Lagrangian for the electromagnetic field coupled to a scalar field

  • #1
Frostman
114
17
Homework Statement:
Consider the following Lagrangian density for the electromagnetic field ##A_\mu## coupled to a scalar field ##\phi## (complex)
$$L=-\frac14F_{\mu\nu}F^{\mu\nu}+(D_\mu\phi)^*D^\mu\phi$$
Where ##D_\mu = \partial_\mu-iqA_\mu## and ## F_{\mu\nu}=\partial_\mu A_\nu-\partial_\nu A_\mu##
1. Write the equations of motion for the two fields.
2. Applying the Noether theorem following the invariance for phase transformation of the field ##\phi##, write the conserved current.
3. Verify explicitly that the current written in this way is preserved.
Relevant Equations:
Euler-Lagrange equations
Noether theorem
It is the first time that I am faced with a complex field, I would not want to be wrong about how to solve this type of problem.
Usually to solve the equations of motion I apply the Euler Lagrange equations.
$$\partial_\mu\frac{\partial L}{\partial \phi/_\mu}-\frac{\partial L}{\partial \phi}=0$$
But since ##\phi## and ##\phi^*## are not independent of each other I will have to follow another path and the only one that comes to mind is the principle of least action. Should I use this approach?

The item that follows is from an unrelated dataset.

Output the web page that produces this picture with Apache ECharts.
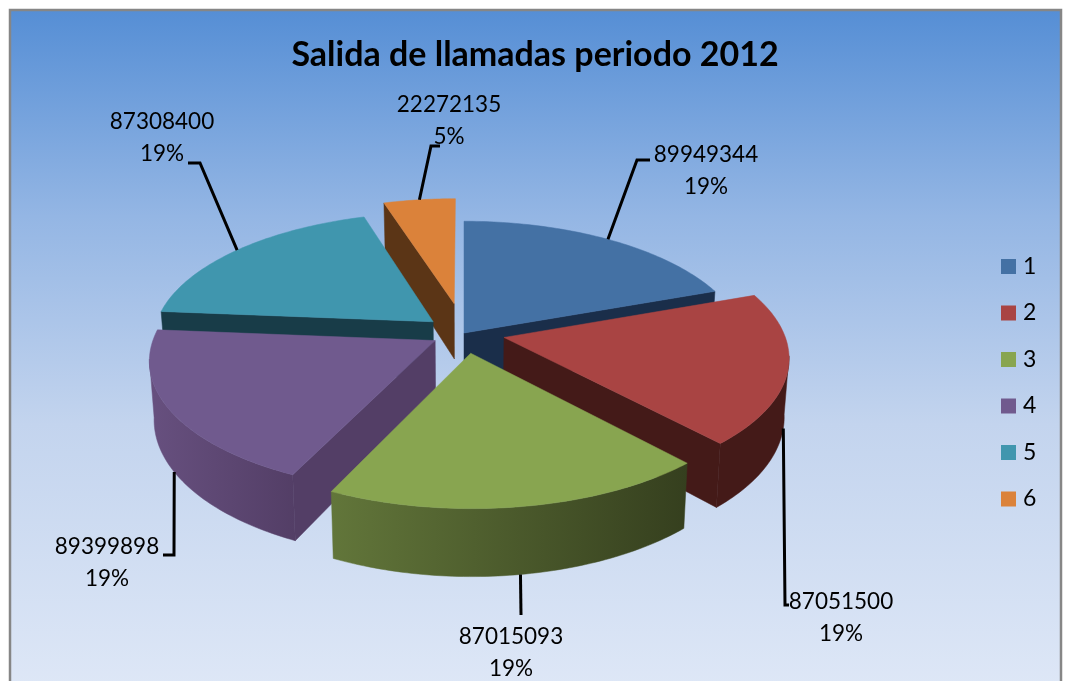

What I get next will be two equations of motion (##\phi## and ##\phi^*##) plus that of the electromagnetic field (##A_\mu##): so I will have 3 EOM not 2. Or the EOM for ##\phi## and ##\phi^*## can be consider as one?
 

Answers and Replies

  • #2
vanhees71
Science Advisor
Insights Author
Gold Member
2022 Award
22,122
13,028
You can vary ##\phi## and ##\phi^*## independently from each other, because what counts as independent field-degrees of freedom are real and imaginary parts, i.e., ##\mathrm{Re} \phi## and ##\mathrm{Im} \phi## are to be varied as independent real field-degrees of freedom in the action principle, but that is equivalent to considering ##\phi## and its conjugate complex, ##\phi^*##, as independent field-degrees of freedom.
 
  • #3
Frostman
114
17
You can vary ##\phi## and ##\phi^*## independently from each other, because what counts as independent field-degrees of freedom are real and imaginary parts, i.e., ##\mathrm{Re} \phi## and ##\mathrm{Im} \phi## are to be varied as independent real field-degrees of freedom in the action principle, but that is equivalent to considering ##\phi## and its conjugate complex, ##\phi^*##, as independent field-degrees of freedom.
Okay, so I can re-write my lagrangian as:
$$ L = -\frac14F_{\mu\nu}F^{\mu\nu}+\big(\partial_\mu\phi^*+iqA_\mu\phi^*\big)\big(\partial^\mu\phi-iqA^\mu\phi\big)$$

##\frac{\partial L}{\partial A_\alpha}=\frac{\partial}{\partial A_\alpha}\big(\partial_\mu\phi^*+iqA_\mu\phi^*\big)\big(\partial^\mu\phi-iqg^{\mu\nu}A_\nu\phi\big)=iq\delta_{\alpha\mu}\phi^*\big(\partial^\mu\phi-iqg^{\mu\nu}A_\nu\phi\big)-iqg^{\mu\nu}\delta_{\alpha\nu}\phi\big(\partial_\mu\phi^*+iqA_\mu\phi^*\big)##

##\frac{\partial L}{\partial A_\alpha}=iq\phi^*\partial^\alpha\phi+q^2A^\alpha\phi^2-iq\phi\partial^\alpha\phi^*+q^2A^\alpha\phi^2=2q^2A^\alpha\phi^2##

Since ##\phi## is a scalar and ##\partial^\alpha## a four-vector, I can afford to take the last step, right? Or is it wrong?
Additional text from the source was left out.